82 EPC. 4.5 months of studying.
First 2 weeks - all of boards and beyond, to see everything at the start, used friends expiring subscription.
Next month - all of sketchy micro/Pharm and Pathoma using pepper deck and dukes deck, dropped anki once I finished both resources and started UWorld. so only did anki for about 35 days. Anki was a grind. I watched an hour of Pathoma on 2x and took notes, watched an hour of sketchy. And then spent probably 6 hours doing anki. Dukes deck is a very slow going deck and I honestly don’t know if it was helpful. Memorizing a card for how disease x presents and its 5 major symptoms wasnt as helpful as seeing it in a practice question. Pepper deck was great for micro/Pharm. I think using anki with sketchy is where you get real value out of the resource to memorize the sketch. Once I had it memorized, I was comfortable just seeing the picture again and being able to walk through the symbols, still did spaced repetition but not with anki. Anyway, dropped all reviews and new cards after 35 days and don’t regret it.

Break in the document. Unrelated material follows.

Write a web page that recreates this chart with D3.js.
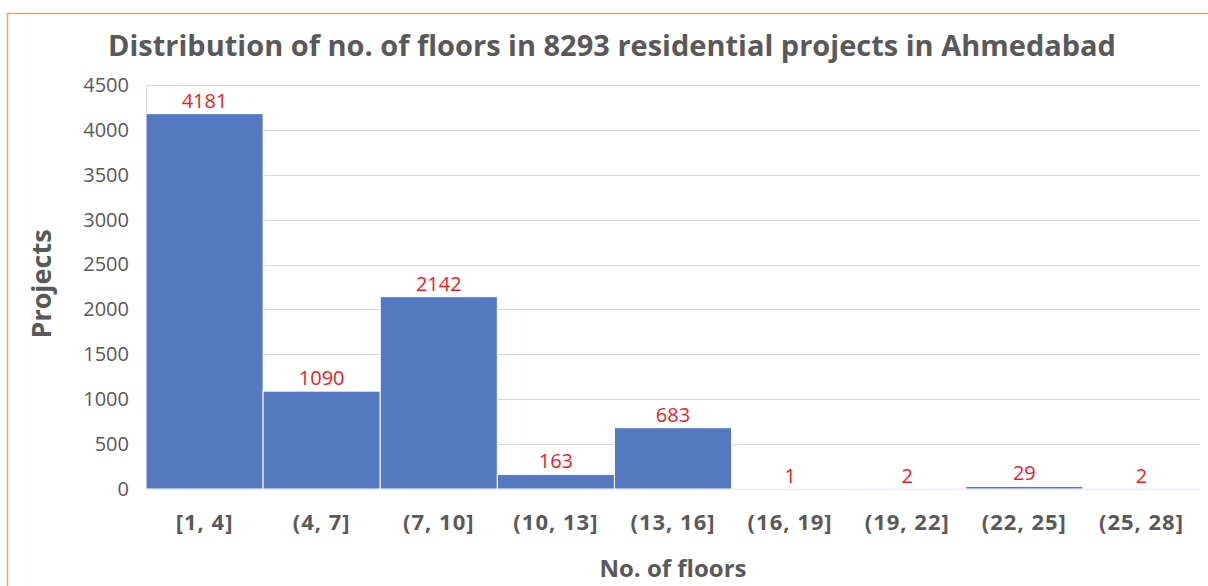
<!DOCTYPE html>
<html>
<head>
<meta charset="utf-8">
<script src="https://cdnjs.cloudflare.com/ajax/libs/d3/7.8.5/d3.min.js"></script>
<style>
  body { margin: 0; background: #fff; }
  svg { display: block; font-family: "Open Sans", "Noto Sans", sans-serif; }
</style>
</head>
<body>
<div id="chart"></div>
<script>
let bins = ["[1, 4]", "(4, 7]", "(7, 10]", "(10, 13]", "(13, 16]", "(16, 19]", "(19, 22]", "(22, 25]", "(25, 28]"]
let projects = [4181, 1090, 2142, 163, 683, 1, 2, 29, 2]
let yTicks = [0, 500, 1000, 1500, 2000, 2500, 3000, 3500, 4000, 4500]

var W = 1208, H = 586
var margin = { top: 85, right: 8, bottom: 97, left: 146 },
    width = W - margin.left - margin.right,
    height = H - margin.top - margin.bottom

var svg = d3.select("#chart")
    .append("svg")
    .attr("width", W)
    .attr("height", H)

// orange frame of the chart area (cut off at right and bottom)
svg.append("path")
    .attr("d", "M7.5," + H + " V13.5 H" + W)
    .attr("fill", "none")
    .attr("stroke", "#f4a261")
    .attr("stroke-width", 1.5)

svg.append("text")
    .attr("x", 612)
    .attr("y", 56)
    .attr("text-anchor", "middle")
    .attr("font-size", 29)
    .attr("font-weight", "bold")
    .attr("fill", "#595959")
    .text("Distribution of no. of floors in 8293 residential projects in Ahmedabad")

var g = svg.append("g")
    .attr("transform", "translate(" + margin.left + "," + margin.top + ")")

var x = d3.scaleBand()
    .domain(bins)
    .range([0, width])
    .padding(0)

var y = d3.scaleLinear()
    .domain([0, 4500])
    .range([height, 0])

// gridlines
g.append("g")
    .selectAll("line")
    .data(yTicks)
    .enter()
    .append("line")
    .attr("x1", 0)
    .attr("x2", width)
    .attr("y1", d => Math.round(y(d)) + 0.5)
    .attr("y2", d => Math.round(y(d)) + 0.5)
    .attr("stroke", "#d9d9d9")
    .attr("stroke-width", 1)

g.append("line")
    .attr("x1", 0.5).attr("x2", 0.5)
    .attr("y1", 0).attr("y2", height)
    .attr("stroke", "#d9d9d9")

// y axis labels
var yAxis = g.append("g")
    .call(d3.axisLeft(y).tickValues(yTicks).tickFormat(d3.format("d")).tickSize(0).tickPadding(17))
yAxis.select(".domain").remove()
yAxis.selectAll("text")
    .attr("font-size", 20)
    .attr("font-family", "Open Sans, sans-serif")
    .attr("fill", "#595959")

// bars
g.selectAll("rect.bar")
    .data(projects)
    .enter()
    .append("rect")
    .attr("class", "bar")
    .attr("x", (d, i) => x(bins[i]))
    .attr("width", x.bandwidth())
    .attr("y", d => y(d))
    .attr("height", d => height - y(d))
    .attr("fill", "#5479c1")
    .attr("stroke", "#ffffff")
    .attr("stroke-width", 1)

// data labels
g.selectAll("text.lbl")
    .data(projects)
    .enter()
    .append("text")
    .attr("class", "lbl")
    .attr("x", (d, i) => x(bins[i]) + x.bandwidth() / 2)
    .attr("y", d => y(d) - 6)
    .attr("text-anchor", "middle")
    .attr("font-size", 20)
    .attr("fill", "#ee1c25")
    .text(d => d)

// x axis labels
var xAxis = g.append("g")
    .attr("transform", "translate(0," + height + ")")
    .call(d3.axisBottom(x).tickSize(0).tickPadding(25))
xAxis.select(".domain").remove()
xAxis.selectAll("text")
    .attr("font-size", 22)
    .attr("font-weight", "bold")
    .attr("letter-spacing", 1)
    .attr("font-family", "Open Sans, sans-serif")
    .attr("fill", "#595959")

// axis titles
svg.append("text")
    .attr("x", margin.left + width / 2)
    .attr("y", 577)
    .attr("text-anchor", "middle")
    .attr("font-size", 24)
    .attr("font-weight", "bold")
    .attr("fill", "#595959")
    .text("No. of floors")

svg.append("text")
    .attr("transform", "translate(51," + 284 + ") rotate(-90)")
    .attr("text-anchor", "middle")
    .attr("font-size", 27)
    .attr("font-weight", "bold")
    .attr("fill", "#595959")
    .text("Projects")
</script>
</body>
</html>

Took a baseline NBME (25) before doing any practice questions at this point and got a 52EPC.
Next month - 2100 AMBOSS questions by system. Had a 2 week break between semesters, so I would review a full chapter of first aid in the AM then do about 120 questions for that system per day
Next month - 40 UWorld a day. Reviewed 20 Sketchy pictures a day, also started watching all of MedSchool Bootcamp lectures.
Last month - started doing less UWorld, and swapped it out for reviewing/retaking NBME 20-31. Overall I only finish 37% of UWorld at 70% correct it was obviously helpful for learning, but I kept getting questions wrong on NBMEs because I was using UWorld logic or expecting to have more info or key words like UWorld. That’s when I decided to focus on the NBMEs to better learn how they wanted me to think about and approach questions.
Last 2 weeks of the last month- re-read all of Pathoma, reviewed all of sketchy micro/Pharm, reread all of first aid. The last week cram I thought was very useful, having everything fresh was really nice.
Daily schedule:
5AM - 8am- wake up, watch Pathoma/sketchy/bootcamp at 2x speed for about 1hr, get ready, 20 mins exercise, bus to school, anki on bus or review sketches/first aid topics. Usually got in about 2 hours every morning before school.
8am-12pm - classes, would do anki during class if I could, anytime I wasn’t in class or clinic I would be studying. Varied.
12-1:30pm - lunch, always used it for studying.
1:30-5pm - classes- anki or practice questions during class if possible.
5-7pm. Go home, meal prep/cook, walk dog, spend time with family.
7pm-11pm - practice questions/anki.
Rinse, repeat. I got in about ~8hours of studying a day during the week.
Saturdays 5am -7pm studying, sometimes took a 2-3 hour break in the afternoon.
Sundays - no studying. Completely off. Maybe touched a little dental school stuff if I had a test, otherwise did no studying for school or CBSE. Just relaxed/recharged.
During breaks from school I was basically 12-16 hours of studying a day. Last week before exam I went 5am -11pm straight. Maybe 30 min of total break time during the day for lunch/dinner.
Dental school was on the back burner. Crammed the night before exams. Didn’t practice anything in sim lab outside of sim lab. Attended most lectures, but was never really present.
I obviously studied a ton. Total hrs spent in 4.5 months was probably close to 1000hrs. Very unbalanced but decided to start studying late, and didn’t want to retake or stretch studying out for 6 more months.
NBME scores
25 - 90 days out - 52
26 - 64 days out - 68
27 - 50 days out - 72
28 - 35 days out - 66
29 - 28 days out - 68 (started doing NBME 20-24, retaking 25-29, doing less UWorld after this score)
30 - 19 days out - 77
UWSA1 - 14 days out - 237
31 - 7 days out - 81
New free 120 - 3 days out- 85% correct
NBME 20-24 all had about 80-85% of questions correct.
I was making really dumb mistakes on early NBMEs. Kept missing questions because i misread, was going too fast, or just panicked and chose the wrong answer. Once I cut out the errors, stopped overthinking my way out of the correct answer and started seeing more and more official NBME questions to get their logic down, there were probably only 5-10 questions per NBME block where I had no idea what was going on or hadn’t seen the info, and I was ok with that.
Real deal felt awful. But every practice NBME felt just as bad, just had to trust my recent uptick in score and hope it all worked out.
Last note- my schedule looks super unbalanced, and it was. But I also made time for big events. Attended 2 weddings, visited family during my break, saw multiple concerts. I still studied a lot, but I didn’t beat myself up if I didn’t hit my daily study goal or finish all 40 UWorld questions.